Even if you're sure they lied when they said "I love you" or "I'll be there for you" it doesn't matter. We could never tell the truth if we have the ambition of knowing our own hearts, our wills, or our wants -- those parts of us are not only out of our vision, they are uncontrollable by our anxious wills. Like the tides, they carry us, but are beyond our comprehension.
When we say "I love you" or "I'll never leave you" it's not a promise nor an expression of truth or facticity -- nothing ever holds still long enough for truth to work like that. It is a song, a poem, a transient expression of something exuberant and intractible but effervescent -- gone before the moment it falls on our ears, and long gone by the time it has traversed our mind, imagination, memories, and inclinations to arrive at our hearts (if we ever allow the expression of love to make it that far). No, none of that matters now. It's gone, divorced by time and history from all prescient reality. Love itself is undying, but the love we grieve is dead already.
That's hard to wrap our heads around. Hastily, we think "this lover has left me; my life is devoid of love" while our friends or parents whom we haven't spoken to in weeks or months love us very much, and we just don't see it. Loss of love or absence of love leads us to forget the love that holds us in relation with the world.
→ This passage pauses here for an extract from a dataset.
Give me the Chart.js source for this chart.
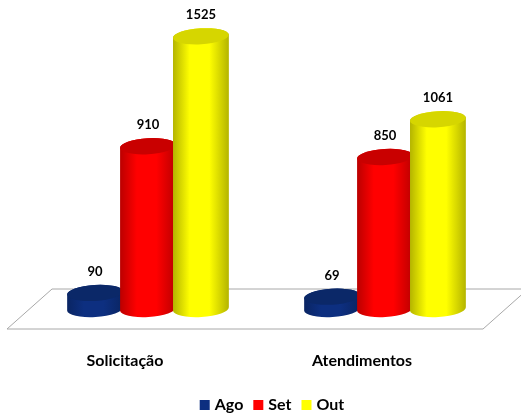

Blanchot tells us that we forget because we are trying to hold on to something that is already gone. A grieving heart does not need wrath or hatred. Also, forgiveness is likely too great an ambition for it; but perhaps the path to forgiveness is through this fleeting thought: "I blamed you for the loss I felt. I overwrote love with anger. The thought of you once brought love, but now it just kicks up a storm of grief, envy, anger, vengeance... None of that mattes now. The blame game of who was wrong, or how what I did was wrong -- it doesn't matter now. Now, all that can save us is the memory of love, and its absolution for a future open to its blooming anew."
Grief is the absence of love. It hurts because we're trying to hold on to something we have always cherished, and what we get for our efforts to hold on -- to remember love -- is an unending reminder that we have nothing in our hands. This thought leads us to think there is nothing in our hearts, in our history. And so, memories rewrite themselves; we are made unreliable narrators of our own lives -- unreliable archivists in a life where archives are impossible because nothing keeps, nothing holds, nothing guards, and nothing stays, as everything is transient, in flux, in motion. Living. Dying. Often, gone already.
What a grieving heart needs is to forget. Indeed, the heart grieves because it senses itself having forgotten love itself. Anger is natural, as is blame and the will for retribution -- but that's not what a grieving heart needs.
It's hard to find the strength to live under such a heavy burden of grief. I am learning we cannot healthily handle hard situations if we cannot freely laugh about them. To laugh freely, we must forget our sorrows; our grief must die, as did the love our grieving mourns. By freely laughing, we -- in an embodied manner -- accept that our grief and the superstructure of relation, memory, and loss it serves as our anchor to has already died and gone on. Through this, we can -- for a moment -- be open to the future/present and find love anew. For, the love never left us. Love is not a promise, nor a gift one person can give to any one of us -- love sounds through us all. Love binds us together under relation. The grief will come again; that's why we can so easily say our goodbyes to our own grief, if we just let go of what has already gone. We will always remember, and remember again, love long gone. To be open to love's return, we must forget the myths of lost love that we hold on to through our grief, in a moment, to meet love as it presents itself in what's before us.